The government has outlined interventions intended to increase cashew nuts production as statistics indicate falling yields in the last five years.
The measures, according to Agriculture minister Japhet Hasunga, include establishing a special fund which would lend agricultural inputs to farmers.
The government has scrapped the Cashewnut Industry Development Trust Fund (CIDTF) for what was described as failure to perform since it was established in 2010. In the event, its responsibilities were immediately shifted to the Cashewnut Board of Tanzania (CBT).
Other measures are to financially empower CBT and the Naliendele Agricultural Research Institute (Nari); increasing the number of cashews extension officers, and trading the produce online – in addition to trading via the current Warehouse Receipt System (WRS).
Reports indicate that cashew nuts production was in decline in the last five years.
The cashew nuts production trend posted on the CBT website shows that 344,000 tonnes of cashew nuts were produced in the 2015/16 farming season. This increased to 358,000 tonnes in 2016/17.

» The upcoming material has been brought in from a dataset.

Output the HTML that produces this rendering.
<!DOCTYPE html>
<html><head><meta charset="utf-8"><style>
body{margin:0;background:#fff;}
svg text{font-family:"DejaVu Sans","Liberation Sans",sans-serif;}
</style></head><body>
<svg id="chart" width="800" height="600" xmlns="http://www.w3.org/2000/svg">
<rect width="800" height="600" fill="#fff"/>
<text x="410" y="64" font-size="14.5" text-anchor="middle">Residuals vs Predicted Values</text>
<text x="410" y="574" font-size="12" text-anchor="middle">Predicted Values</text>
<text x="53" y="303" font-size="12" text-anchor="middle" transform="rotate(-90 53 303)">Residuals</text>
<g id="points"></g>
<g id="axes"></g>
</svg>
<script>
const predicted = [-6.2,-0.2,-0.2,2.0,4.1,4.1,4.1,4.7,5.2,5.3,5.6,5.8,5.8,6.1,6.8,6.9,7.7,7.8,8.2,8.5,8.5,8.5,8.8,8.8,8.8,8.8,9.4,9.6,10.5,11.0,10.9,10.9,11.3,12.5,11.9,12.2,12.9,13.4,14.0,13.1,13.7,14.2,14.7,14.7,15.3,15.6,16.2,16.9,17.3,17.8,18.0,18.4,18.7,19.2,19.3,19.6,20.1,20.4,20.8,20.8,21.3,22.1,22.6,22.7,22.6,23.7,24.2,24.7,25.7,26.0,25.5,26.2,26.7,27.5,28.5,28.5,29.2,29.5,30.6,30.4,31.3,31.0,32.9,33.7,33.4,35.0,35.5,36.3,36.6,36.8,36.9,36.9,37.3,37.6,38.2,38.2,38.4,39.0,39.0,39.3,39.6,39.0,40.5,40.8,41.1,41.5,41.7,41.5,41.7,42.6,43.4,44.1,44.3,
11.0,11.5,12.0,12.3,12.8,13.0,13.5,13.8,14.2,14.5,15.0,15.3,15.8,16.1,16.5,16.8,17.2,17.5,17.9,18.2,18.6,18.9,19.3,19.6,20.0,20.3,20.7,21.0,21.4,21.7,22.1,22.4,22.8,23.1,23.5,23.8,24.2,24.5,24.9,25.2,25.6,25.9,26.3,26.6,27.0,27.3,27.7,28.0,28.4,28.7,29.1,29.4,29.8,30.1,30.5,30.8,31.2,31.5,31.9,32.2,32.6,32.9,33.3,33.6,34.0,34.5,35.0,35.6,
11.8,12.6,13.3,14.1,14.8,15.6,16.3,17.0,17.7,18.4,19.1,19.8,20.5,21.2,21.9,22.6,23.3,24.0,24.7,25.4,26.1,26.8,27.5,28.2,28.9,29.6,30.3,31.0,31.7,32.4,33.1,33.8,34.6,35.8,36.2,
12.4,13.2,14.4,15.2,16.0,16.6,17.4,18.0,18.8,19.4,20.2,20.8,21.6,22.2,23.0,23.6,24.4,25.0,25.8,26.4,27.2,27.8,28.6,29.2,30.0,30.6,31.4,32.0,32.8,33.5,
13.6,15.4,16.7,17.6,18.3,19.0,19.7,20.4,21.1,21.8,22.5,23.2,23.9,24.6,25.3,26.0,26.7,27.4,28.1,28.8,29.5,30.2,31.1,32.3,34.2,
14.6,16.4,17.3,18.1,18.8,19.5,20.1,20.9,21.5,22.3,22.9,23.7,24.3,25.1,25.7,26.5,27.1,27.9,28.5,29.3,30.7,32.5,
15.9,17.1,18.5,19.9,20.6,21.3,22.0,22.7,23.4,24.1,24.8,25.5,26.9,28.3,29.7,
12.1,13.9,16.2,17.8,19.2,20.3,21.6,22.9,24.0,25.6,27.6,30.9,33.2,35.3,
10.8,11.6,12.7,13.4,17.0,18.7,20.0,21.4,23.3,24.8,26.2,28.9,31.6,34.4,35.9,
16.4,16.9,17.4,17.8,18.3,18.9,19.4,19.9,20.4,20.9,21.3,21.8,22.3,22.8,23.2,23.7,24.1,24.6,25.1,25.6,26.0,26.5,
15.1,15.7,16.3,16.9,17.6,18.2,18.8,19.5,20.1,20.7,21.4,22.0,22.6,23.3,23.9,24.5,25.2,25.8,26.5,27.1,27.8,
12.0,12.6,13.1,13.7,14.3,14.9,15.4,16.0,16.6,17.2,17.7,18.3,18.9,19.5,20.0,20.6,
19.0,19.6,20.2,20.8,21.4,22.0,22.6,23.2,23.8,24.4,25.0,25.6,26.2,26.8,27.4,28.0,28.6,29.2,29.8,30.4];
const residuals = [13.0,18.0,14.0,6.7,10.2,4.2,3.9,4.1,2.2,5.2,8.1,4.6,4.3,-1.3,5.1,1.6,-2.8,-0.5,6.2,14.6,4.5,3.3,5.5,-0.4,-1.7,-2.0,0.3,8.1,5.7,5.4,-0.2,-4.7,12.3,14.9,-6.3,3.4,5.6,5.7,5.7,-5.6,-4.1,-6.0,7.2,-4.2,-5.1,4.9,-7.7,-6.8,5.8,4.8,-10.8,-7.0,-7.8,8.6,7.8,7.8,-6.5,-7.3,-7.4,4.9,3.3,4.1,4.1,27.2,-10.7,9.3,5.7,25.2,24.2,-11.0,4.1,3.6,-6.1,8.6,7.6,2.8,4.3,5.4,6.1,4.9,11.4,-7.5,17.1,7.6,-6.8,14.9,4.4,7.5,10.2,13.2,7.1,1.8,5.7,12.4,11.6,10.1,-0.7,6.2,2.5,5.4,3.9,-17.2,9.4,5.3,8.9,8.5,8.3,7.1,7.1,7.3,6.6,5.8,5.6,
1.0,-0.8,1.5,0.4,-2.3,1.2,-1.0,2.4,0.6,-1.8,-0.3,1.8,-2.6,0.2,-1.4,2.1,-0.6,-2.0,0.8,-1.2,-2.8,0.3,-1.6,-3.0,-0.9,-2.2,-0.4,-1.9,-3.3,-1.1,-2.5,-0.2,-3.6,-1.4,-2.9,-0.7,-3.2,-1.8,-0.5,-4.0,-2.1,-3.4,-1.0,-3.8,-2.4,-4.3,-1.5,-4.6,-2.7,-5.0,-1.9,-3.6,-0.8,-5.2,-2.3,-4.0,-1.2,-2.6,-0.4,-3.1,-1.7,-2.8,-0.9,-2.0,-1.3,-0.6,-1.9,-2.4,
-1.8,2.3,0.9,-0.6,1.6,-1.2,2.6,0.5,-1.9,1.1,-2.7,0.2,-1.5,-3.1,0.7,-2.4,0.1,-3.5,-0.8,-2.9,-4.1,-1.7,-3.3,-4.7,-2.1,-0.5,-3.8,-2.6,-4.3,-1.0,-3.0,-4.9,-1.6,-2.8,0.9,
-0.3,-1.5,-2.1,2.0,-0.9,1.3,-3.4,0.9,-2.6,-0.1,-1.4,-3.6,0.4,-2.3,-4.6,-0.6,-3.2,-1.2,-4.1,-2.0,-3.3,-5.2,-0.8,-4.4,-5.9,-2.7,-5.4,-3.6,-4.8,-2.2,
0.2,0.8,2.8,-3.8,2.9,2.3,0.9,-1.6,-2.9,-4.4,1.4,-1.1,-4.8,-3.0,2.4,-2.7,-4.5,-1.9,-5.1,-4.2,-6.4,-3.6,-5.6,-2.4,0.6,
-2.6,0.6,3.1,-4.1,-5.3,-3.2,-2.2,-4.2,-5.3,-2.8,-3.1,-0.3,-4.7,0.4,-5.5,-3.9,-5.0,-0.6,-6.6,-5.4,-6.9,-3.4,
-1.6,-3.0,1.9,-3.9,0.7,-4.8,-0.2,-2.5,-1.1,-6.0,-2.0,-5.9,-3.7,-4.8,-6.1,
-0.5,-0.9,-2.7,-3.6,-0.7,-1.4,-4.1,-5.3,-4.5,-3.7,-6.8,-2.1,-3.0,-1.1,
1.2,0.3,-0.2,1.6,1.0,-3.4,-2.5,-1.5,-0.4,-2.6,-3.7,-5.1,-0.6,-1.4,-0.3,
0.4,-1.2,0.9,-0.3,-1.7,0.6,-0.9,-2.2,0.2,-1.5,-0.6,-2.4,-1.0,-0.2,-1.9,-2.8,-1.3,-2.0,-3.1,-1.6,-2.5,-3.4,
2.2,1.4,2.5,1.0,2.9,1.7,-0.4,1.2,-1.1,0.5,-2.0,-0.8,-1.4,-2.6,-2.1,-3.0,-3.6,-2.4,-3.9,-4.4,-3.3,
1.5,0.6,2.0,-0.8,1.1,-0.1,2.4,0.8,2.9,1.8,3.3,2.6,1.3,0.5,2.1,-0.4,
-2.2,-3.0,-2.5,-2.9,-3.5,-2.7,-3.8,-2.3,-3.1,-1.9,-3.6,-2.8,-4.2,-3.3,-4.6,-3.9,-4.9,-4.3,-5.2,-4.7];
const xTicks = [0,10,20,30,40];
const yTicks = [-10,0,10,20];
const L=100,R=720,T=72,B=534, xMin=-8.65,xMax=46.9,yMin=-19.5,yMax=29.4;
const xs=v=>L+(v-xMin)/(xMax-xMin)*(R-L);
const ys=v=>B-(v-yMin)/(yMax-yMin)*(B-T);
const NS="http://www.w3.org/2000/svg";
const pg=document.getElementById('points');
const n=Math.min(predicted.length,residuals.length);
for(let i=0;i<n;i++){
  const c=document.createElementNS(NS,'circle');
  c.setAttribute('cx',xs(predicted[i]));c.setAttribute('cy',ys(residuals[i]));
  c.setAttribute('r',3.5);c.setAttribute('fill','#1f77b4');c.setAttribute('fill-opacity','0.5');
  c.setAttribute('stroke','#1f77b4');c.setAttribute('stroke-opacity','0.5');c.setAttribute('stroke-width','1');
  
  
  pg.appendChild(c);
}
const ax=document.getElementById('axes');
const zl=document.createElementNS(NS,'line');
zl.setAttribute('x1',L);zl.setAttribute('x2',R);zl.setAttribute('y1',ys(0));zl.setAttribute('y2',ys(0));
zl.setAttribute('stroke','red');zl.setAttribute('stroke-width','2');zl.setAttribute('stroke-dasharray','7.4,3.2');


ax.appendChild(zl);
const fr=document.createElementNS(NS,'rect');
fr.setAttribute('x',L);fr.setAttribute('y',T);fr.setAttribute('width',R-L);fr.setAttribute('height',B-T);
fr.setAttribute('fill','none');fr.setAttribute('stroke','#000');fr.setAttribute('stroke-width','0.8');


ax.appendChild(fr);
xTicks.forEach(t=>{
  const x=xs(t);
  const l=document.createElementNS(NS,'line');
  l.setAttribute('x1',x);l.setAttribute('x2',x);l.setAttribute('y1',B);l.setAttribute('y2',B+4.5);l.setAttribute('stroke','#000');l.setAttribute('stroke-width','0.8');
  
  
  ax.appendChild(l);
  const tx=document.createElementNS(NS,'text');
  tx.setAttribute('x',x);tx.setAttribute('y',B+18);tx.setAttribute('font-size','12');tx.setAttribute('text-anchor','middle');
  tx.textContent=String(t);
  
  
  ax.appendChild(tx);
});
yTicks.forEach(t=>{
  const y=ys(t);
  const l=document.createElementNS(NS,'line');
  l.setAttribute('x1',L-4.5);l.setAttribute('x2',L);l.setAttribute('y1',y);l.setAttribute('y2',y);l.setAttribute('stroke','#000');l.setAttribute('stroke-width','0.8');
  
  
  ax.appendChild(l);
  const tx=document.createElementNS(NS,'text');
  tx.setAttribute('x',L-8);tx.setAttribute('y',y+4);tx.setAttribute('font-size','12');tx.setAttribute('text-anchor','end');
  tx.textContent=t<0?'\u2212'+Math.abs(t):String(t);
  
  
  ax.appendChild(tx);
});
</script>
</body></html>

Then production declined to 303,000 tonnes in 2017/18; 232,000 tonnes in 2018/19, and 227,778 tonnes in the 2019/20 season.
But Mr Hasunga told The Citizen at the weekend that there was no need to worry regarding the trend because the measures will boost production.
“Production will gradually rebound and reach our target of one million tonnes in the next five years,” he said on the ‘phone.
Revealing that the government will create a special fund to provide farmers with inputs on easy credit terms, the minister said “the problem isn’t inadequate supply of agricultural inputs, but farmers’ inability to purchase. The fund will provide them with agricultural inputs on loan, recoverable after farmers sell their produce.”
The mechanisms adopted this year in cashews trading will provide CBT with operational funds after it struggled for years over budget constraints, as well as bolster extension services to farmers.
Nari has also been financially empowered to increase its research capacity and develop high-quality cashew varieties that mature within a relatively short period.
According to him, in addition to trading cashews through WRS, the merchandise will also be sold via the Tanzania Mercantile Exchange (TMX) to attract early arrival of buyers from all over the world.
“This would enable us to avoid colliding with competitors, resulting in decline in prices,” he said.
Mr Hasunga said cashew growing regions have increased from five to 20, which should increase output in the next few years.
But, cashew stakeholders attributed the production downfall to farmers’ frustrations with poor access to agricultural inputs, compounded by instability in the market.
The executive director of the Agriculture Non-State Actors Forum (Ansaf), Audax Rukonge, said price instability and unavailability of agricultural inputs discourage farmers.
Also, the amounts of cashew nuts bought by small and medium domestic processors are not included in the total annual production despite their major contribution to the economy.
Tanzanian regulatory frameworks and guidelines require small and middle-scale processors to buy a minimum of 50 tonnes at auctions.
“The law is oppressive to small and medium scale cashew processors. They need to be supported and assisted to secure loans from financial institutions, and also land from district and town councils,” he said.
Furthermore, research should be done to establish the possibility of the cashew market operating throughout the year as a matter of course.
Masasi and Mtwara Cooperative Union (Mamcu) general manager Protence Rwiza said disbandment of the CIDTF led to decline in production.
“This was an important tool for cashew farmers especially in the provision of agricultural inputs. However, we have discovered where we erred, and we held discussions with the Agriculture minister and his deputy on the need to introduce an alternative fund,” he said.
The Tandahimba Farmers Association (Tafa) chairman, Mr Faraji Njapuka, said that, on top of the inability to get agricultural inputs, some farmers were discouraged by the government’s failure to pay on time and in full for cashew nuts sold in the 2018/19 harvest season.
“Unpaid Raw Cashew Nuts (RCN) sent to some warehouses of Agricultural Marketing Cooperative Societies (Amcos) and Cooperative Societies in the 2019/20 season could discourage them further,” he said.
Tunduru Agricultural Marketing Cooperative Union (Tamcu) general manager Imani Kalembo suggested that strong cooperation between the government and society union leaders was required in order to revive and increase cashew production in the country.